## Instruction
Return all of the data exactly as written, without the pictures.

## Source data
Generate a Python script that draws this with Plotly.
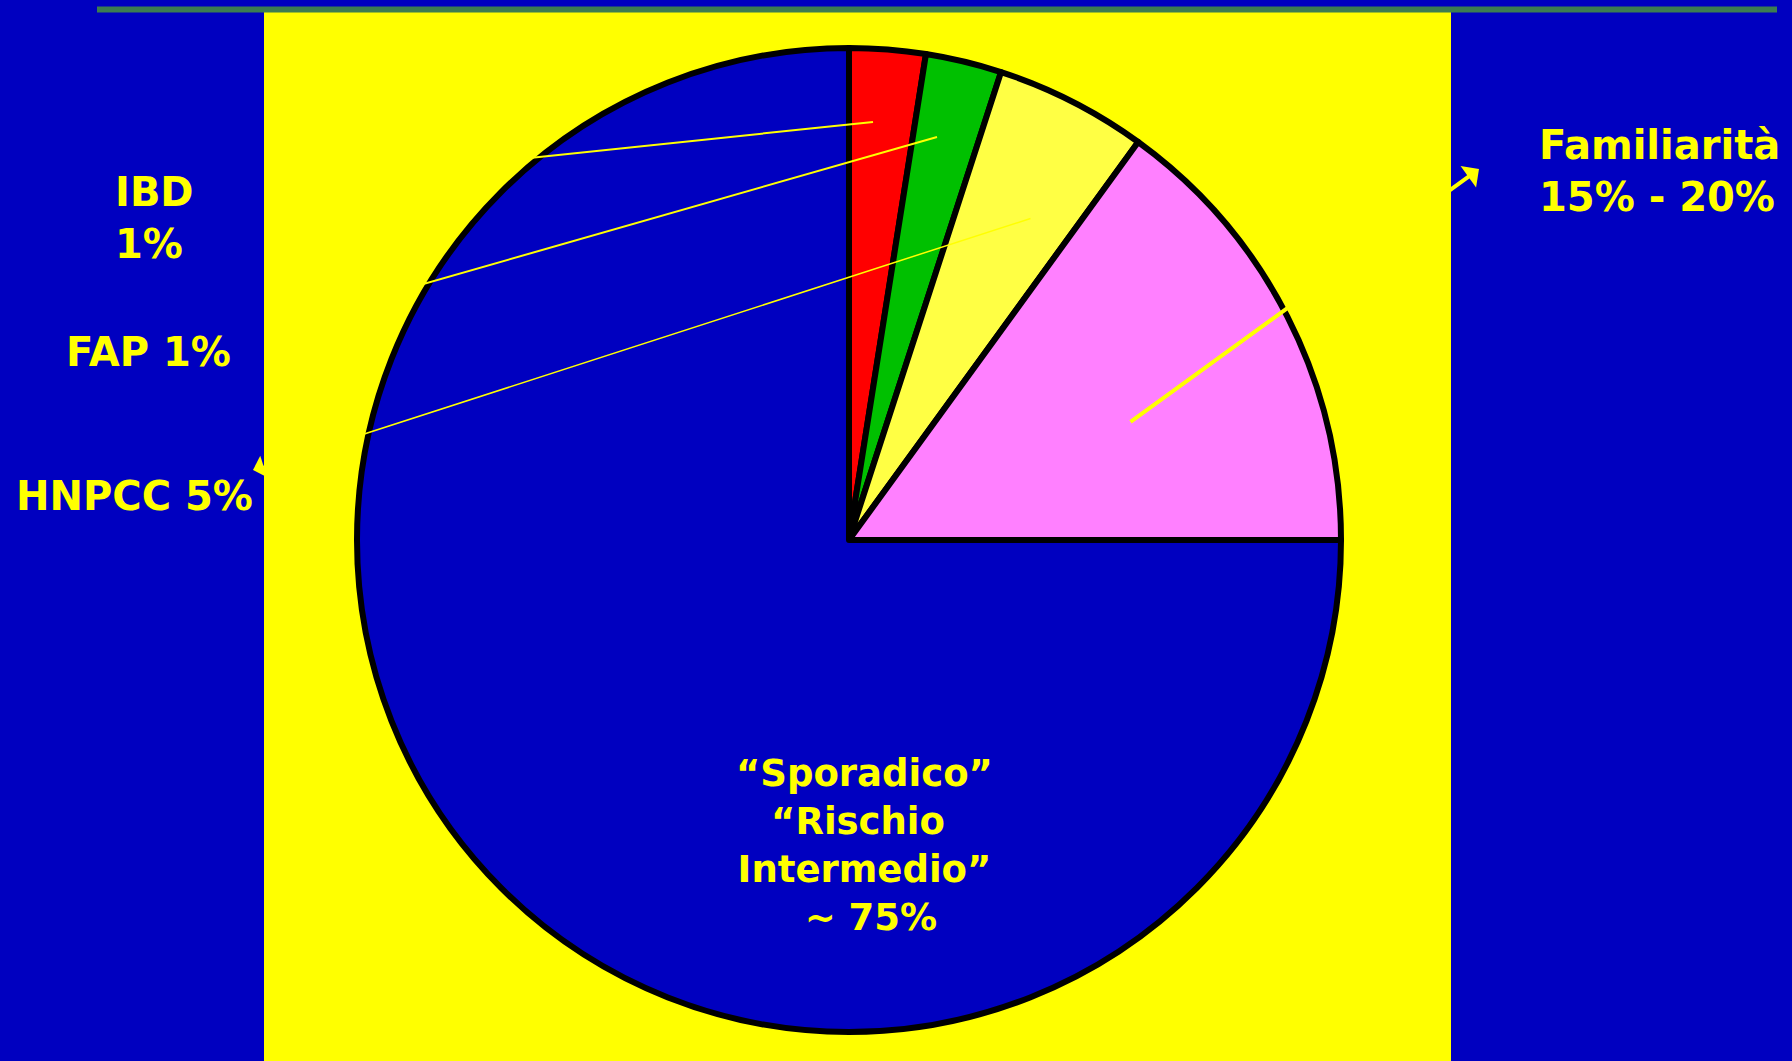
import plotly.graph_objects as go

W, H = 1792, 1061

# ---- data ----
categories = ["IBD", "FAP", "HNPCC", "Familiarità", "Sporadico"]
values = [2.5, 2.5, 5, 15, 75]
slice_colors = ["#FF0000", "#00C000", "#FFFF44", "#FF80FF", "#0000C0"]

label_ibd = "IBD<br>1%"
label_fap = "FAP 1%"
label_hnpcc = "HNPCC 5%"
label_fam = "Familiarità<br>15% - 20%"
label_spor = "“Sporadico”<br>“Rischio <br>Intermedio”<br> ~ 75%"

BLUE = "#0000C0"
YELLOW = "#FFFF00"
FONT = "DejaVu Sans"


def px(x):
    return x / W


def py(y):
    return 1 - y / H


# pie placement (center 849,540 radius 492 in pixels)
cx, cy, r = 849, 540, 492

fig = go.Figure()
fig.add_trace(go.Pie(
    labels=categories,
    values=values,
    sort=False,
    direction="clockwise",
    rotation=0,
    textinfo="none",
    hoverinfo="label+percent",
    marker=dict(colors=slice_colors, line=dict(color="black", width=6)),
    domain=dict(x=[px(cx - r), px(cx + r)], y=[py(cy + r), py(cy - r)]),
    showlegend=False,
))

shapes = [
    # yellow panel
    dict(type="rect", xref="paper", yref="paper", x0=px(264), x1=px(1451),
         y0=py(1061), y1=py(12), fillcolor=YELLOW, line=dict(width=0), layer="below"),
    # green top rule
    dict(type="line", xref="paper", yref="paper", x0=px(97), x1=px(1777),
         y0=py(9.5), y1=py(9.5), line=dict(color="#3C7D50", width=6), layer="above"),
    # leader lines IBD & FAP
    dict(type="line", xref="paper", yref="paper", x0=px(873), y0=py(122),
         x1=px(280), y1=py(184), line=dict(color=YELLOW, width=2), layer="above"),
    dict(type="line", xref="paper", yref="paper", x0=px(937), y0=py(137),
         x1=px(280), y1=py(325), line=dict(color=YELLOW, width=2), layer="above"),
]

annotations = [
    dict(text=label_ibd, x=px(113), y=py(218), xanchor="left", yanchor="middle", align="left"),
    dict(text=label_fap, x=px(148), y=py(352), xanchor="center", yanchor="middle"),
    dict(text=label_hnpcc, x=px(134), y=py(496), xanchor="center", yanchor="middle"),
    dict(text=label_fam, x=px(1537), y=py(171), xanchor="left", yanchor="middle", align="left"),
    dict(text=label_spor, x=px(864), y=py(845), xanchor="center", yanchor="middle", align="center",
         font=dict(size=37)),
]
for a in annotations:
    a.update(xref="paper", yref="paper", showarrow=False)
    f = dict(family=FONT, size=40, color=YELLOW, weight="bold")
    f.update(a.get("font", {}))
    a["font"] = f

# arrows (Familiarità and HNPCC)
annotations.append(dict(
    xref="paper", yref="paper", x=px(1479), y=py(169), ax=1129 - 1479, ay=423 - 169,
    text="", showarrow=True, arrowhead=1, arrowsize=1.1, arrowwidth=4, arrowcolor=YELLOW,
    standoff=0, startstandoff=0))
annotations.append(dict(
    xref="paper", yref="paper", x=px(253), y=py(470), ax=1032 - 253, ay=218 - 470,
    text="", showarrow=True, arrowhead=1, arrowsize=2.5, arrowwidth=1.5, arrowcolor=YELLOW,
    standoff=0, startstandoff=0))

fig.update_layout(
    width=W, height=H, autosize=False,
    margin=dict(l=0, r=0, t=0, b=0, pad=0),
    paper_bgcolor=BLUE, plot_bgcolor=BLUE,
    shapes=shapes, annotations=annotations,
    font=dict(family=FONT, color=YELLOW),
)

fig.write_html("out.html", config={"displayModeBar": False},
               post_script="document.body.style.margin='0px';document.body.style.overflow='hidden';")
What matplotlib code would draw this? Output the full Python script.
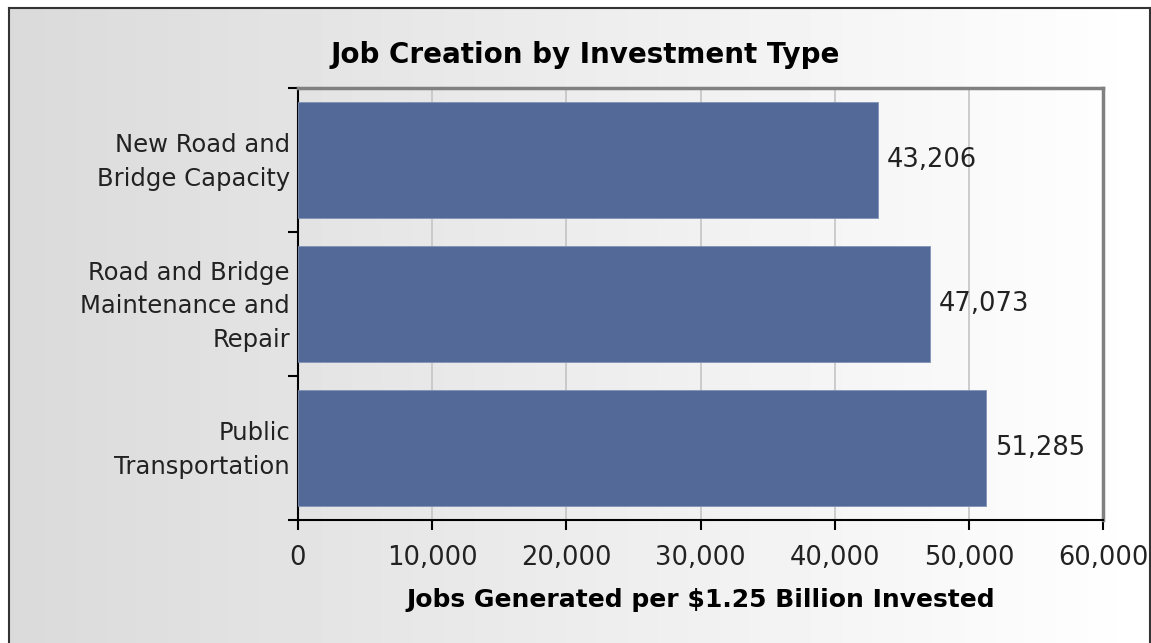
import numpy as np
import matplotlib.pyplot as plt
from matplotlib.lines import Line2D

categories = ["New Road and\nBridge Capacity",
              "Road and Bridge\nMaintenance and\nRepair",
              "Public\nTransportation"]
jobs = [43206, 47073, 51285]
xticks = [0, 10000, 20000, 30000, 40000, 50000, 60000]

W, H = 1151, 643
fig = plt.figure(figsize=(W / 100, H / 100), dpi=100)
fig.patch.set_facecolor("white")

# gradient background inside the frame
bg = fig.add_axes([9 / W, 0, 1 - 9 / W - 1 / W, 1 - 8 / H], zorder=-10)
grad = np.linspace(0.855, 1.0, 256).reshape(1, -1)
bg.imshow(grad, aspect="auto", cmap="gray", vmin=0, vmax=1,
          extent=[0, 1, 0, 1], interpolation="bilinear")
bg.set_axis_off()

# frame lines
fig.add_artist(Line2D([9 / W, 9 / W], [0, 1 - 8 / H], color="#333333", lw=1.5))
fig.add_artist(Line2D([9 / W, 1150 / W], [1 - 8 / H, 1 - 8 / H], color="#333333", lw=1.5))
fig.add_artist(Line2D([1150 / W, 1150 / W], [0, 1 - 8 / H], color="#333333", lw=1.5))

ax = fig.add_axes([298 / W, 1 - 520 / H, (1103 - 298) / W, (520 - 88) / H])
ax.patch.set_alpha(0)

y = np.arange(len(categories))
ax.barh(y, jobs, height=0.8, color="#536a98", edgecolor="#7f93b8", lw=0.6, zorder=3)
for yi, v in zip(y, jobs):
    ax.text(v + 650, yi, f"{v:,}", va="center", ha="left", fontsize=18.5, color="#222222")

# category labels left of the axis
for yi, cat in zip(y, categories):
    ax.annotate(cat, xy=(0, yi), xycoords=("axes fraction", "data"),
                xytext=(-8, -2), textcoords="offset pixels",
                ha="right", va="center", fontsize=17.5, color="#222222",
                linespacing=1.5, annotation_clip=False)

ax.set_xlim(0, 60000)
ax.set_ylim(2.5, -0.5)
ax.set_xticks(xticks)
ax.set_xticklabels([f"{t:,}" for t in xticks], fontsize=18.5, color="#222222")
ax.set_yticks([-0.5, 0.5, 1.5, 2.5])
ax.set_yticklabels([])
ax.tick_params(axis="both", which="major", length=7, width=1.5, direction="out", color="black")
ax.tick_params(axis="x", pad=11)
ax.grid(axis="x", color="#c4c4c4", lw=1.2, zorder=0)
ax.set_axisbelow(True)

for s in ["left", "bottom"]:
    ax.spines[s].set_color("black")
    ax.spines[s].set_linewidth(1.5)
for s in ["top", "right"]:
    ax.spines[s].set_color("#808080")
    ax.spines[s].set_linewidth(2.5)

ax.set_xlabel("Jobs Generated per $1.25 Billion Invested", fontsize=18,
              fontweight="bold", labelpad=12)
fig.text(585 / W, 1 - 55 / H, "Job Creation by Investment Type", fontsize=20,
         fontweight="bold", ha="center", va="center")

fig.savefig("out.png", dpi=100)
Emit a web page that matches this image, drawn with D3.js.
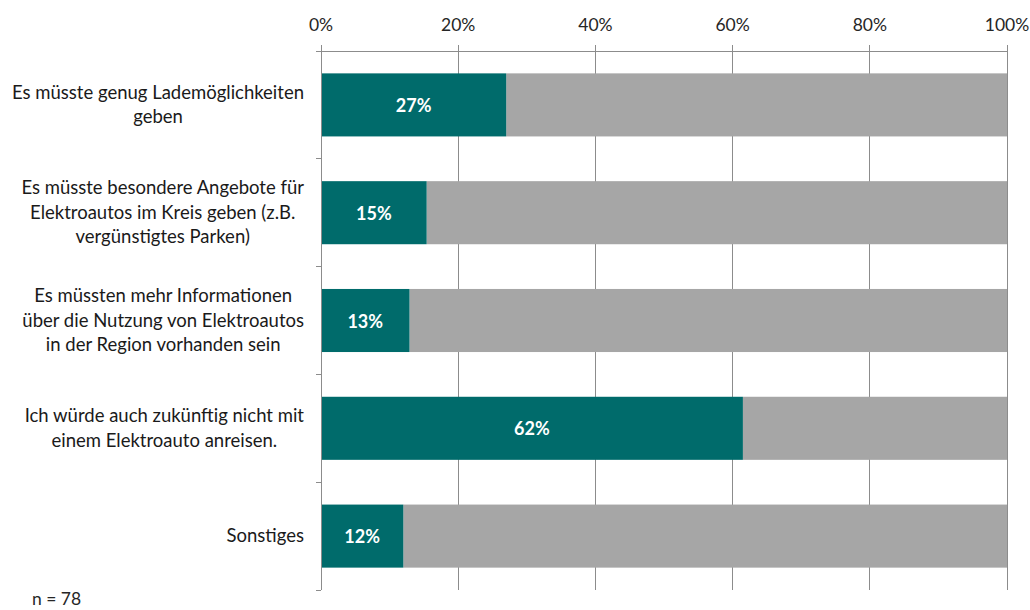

## Answer for the task
Generate a Python script that draws this with Plotly.
import plotly.graph_objects as go

W, H = 1792, 1061

# ---- data ----
categories = ["IBD", "FAP", "HNPCC", "Familiarità", "Sporadico"]
values = [2.5, 2.5, 5, 15, 75]
slice_colors = ["#FF0000", "#00C000", "#FFFF44", "#FF80FF", "#0000C0"]

label_ibd = "IBD<br>1%"
label_fap = "FAP 1%"
label_hnpcc = "HNPCC 5%"
label_fam = "Familiarità<br>15% - 20%"
label_spor = "“Sporadico”<br>“Rischio <br>Intermedio”<br> ~ 75%"

BLUE = "#0000C0"
YELLOW = "#FFFF00"
FONT = "DejaVu Sans"


def px(x):
    return x / W


def py(y):
    return 1 - y / H


# pie placement (center 849,540 radius 492 in pixels)
cx, cy, r = 849, 540, 492

fig = go.Figure()
fig.add_trace(go.Pie(
    labels=categories,
    values=values,
    sort=False,
    direction="clockwise",
    rotation=0,
    textinfo="none",
    hoverinfo="label+percent",
    marker=dict(colors=slice_colors, line=dict(color="black", width=6)),
    domain=dict(x=[px(cx - r), px(cx + r)], y=[py(cy + r), py(cy - r)]),
    showlegend=False,
))

shapes = [
    # yellow panel
    dict(type="rect", xref="paper", yref="paper", x0=px(264), x1=px(1451),
         y0=py(1061), y1=py(12), fillcolor=YELLOW, line=dict(width=0), layer="below"),
    # green top rule
    dict(type="line", xref="paper", yref="paper", x0=px(97), x1=px(1777),
         y0=py(9.5), y1=py(9.5), line=dict(color="#3C7D50", width=6), layer="above"),
    # leader lines IBD & FAP
    dict(type="line", xref="paper", yref="paper", x0=px(873), y0=py(122),
         x1=px(280), y1=py(184), line=dict(color=YELLOW, width=2), layer="above"),
    dict(type="line", xref="paper", yref="paper", x0=px(937), y0=py(137),
         x1=px(280), y1=py(325), line=dict(color=YELLOW, width=2), layer="above"),
]

annotations = [
    dict(text=label_ibd, x=px(113), y=py(218), xanchor="left", yanchor="middle", align="left"),
    dict(text=label_fap, x=px(148), y=py(352), xanchor="center", yanchor="middle"),
    dict(text=label_hnpcc, x=px(134), y=py(496), xanchor="center", yanchor="middle"),
    dict(text=label_fam, x=px(1537), y=py(171), xanchor="left", yanchor="middle", align="left"),
    dict(text=label_spor, x=px(864), y=py(845), xanchor="center", yanchor="middle", align="center",
         font=dict(size=37)),
]
for a in annotations:
    a.update(xref="paper", yref="paper", showarrow=False)
    f = dict(family=FONT, size=40, color=YELLOW, weight="bold")
    f.update(a.get("font", {}))
    a["font"] = f

# arrows (Familiarità and HNPCC)
annotations.append(dict(
    xref="paper", yref="paper", x=px(1479), y=py(169), ax=1129 - 1479, ay=423 - 169,
    text="", showarrow=True, arrowhead=1, arrowsize=1.1, arrowwidth=4, arrowcolor=YELLOW,
    standoff=0, startstandoff=0))
annotations.append(dict(
    xref="paper", yref="paper", x=px(253), y=py(470), ax=1032 - 253, ay=218 - 470,
    text="", showarrow=True, arrowhead=1, arrowsize=2.5, arrowwidth=1.5, arrowcolor=YELLOW,
    standoff=0, startstandoff=0))

fig.update_layout(
    width=W, height=H, autosize=False,
    margin=dict(l=0, r=0, t=0, b=0, pad=0),
    paper_bgcolor=BLUE, plot_bgcolor=BLUE,
    shapes=shapes, annotations=annotations,
    font=dict(family=FONT, color=YELLOW),
)

fig.write_html("out.html", config={"displayModeBar": False},
               post_script="document.body.style.margin='0px';document.body.style.overflow='hidden';")
What matplotlib code would draw this? Output the full Python script.
import numpy as np
import matplotlib.pyplot as plt
from matplotlib.lines import Line2D

categories = ["New Road and\nBridge Capacity",
              "Road and Bridge\nMaintenance and\nRepair",
              "Public\nTransportation"]
jobs = [43206, 47073, 51285]
xticks = [0, 10000, 20000, 30000, 40000, 50000, 60000]

W, H = 1151, 643
fig = plt.figure(figsize=(W / 100, H / 100), dpi=100)
fig.patch.set_facecolor("white")

# gradient background inside the frame
bg = fig.add_axes([9 / W, 0, 1 - 9 / W - 1 / W, 1 - 8 / H], zorder=-10)
grad = np.linspace(0.855, 1.0, 256).reshape(1, -1)
bg.imshow(grad, aspect="auto", cmap="gray", vmin=0, vmax=1,
          extent=[0, 1, 0, 1], interpolation="bilinear")
bg.set_axis_off()

# frame lines
fig.add_artist(Line2D([9 / W, 9 / W], [0, 1 - 8 / H], color="#333333", lw=1.5))
fig.add_artist(Line2D([9 / W, 1150 / W], [1 - 8 / H, 1 - 8 / H], color="#333333", lw=1.5))
fig.add_artist(Line2D([1150 / W, 1150 / W], [0, 1 - 8 / H], color="#333333", lw=1.5))

ax = fig.add_axes([298 / W, 1 - 520 / H, (1103 - 298) / W, (520 - 88) / H])
ax.patch.set_alpha(0)

y = np.arange(len(categories))
ax.barh(y, jobs, height=0.8, color="#536a98", edgecolor="#7f93b8", lw=0.6, zorder=3)
for yi, v in zip(y, jobs):
    ax.text(v + 650, yi, f"{v:,}", va="center", ha="left", fontsize=18.5, color="#222222")

# category labels left of the axis
for yi, cat in zip(y, categories):
    ax.annotate(cat, xy=(0, yi), xycoords=("axes fraction", "data"),
                xytext=(-8, -2), textcoords="offset pixels",
                ha="right", va="center", fontsize=17.5, color="#222222",
                linespacing=1.5, annotation_clip=False)

ax.set_xlim(0, 60000)
ax.set_ylim(2.5, -0.5)
ax.set_xticks(xticks)
ax.set_xticklabels([f"{t:,}" for t in xticks], fontsize=18.5, color="#222222")
ax.set_yticks([-0.5, 0.5, 1.5, 2.5])
ax.set_yticklabels([])
ax.tick_params(axis="both", which="major", length=7, width=1.5, direction="out", color="black")
ax.tick_params(axis="x", pad=11)
ax.grid(axis="x", color="#c4c4c4", lw=1.2, zorder=0)
ax.set_axisbelow(True)

for s in ["left", "bottom"]:
    ax.spines[s].set_color("black")
    ax.spines[s].set_linewidth(1.5)
for s in ["top", "right"]:
    ax.spines[s].set_color("#808080")
    ax.spines[s].set_linewidth(2.5)

ax.set_xlabel("Jobs Generated per $1.25 Billion Invested", fontsize=18,
              fontweight="bold", labelpad=12)
fig.text(585 / W, 1 - 55 / H, "Job Creation by Investment Type", fontsize=20,
         fontweight="bold", ha="center", va="center")

fig.savefig("out.png", dpi=100)
Emit a web page that matches this image, drawn with D3.js.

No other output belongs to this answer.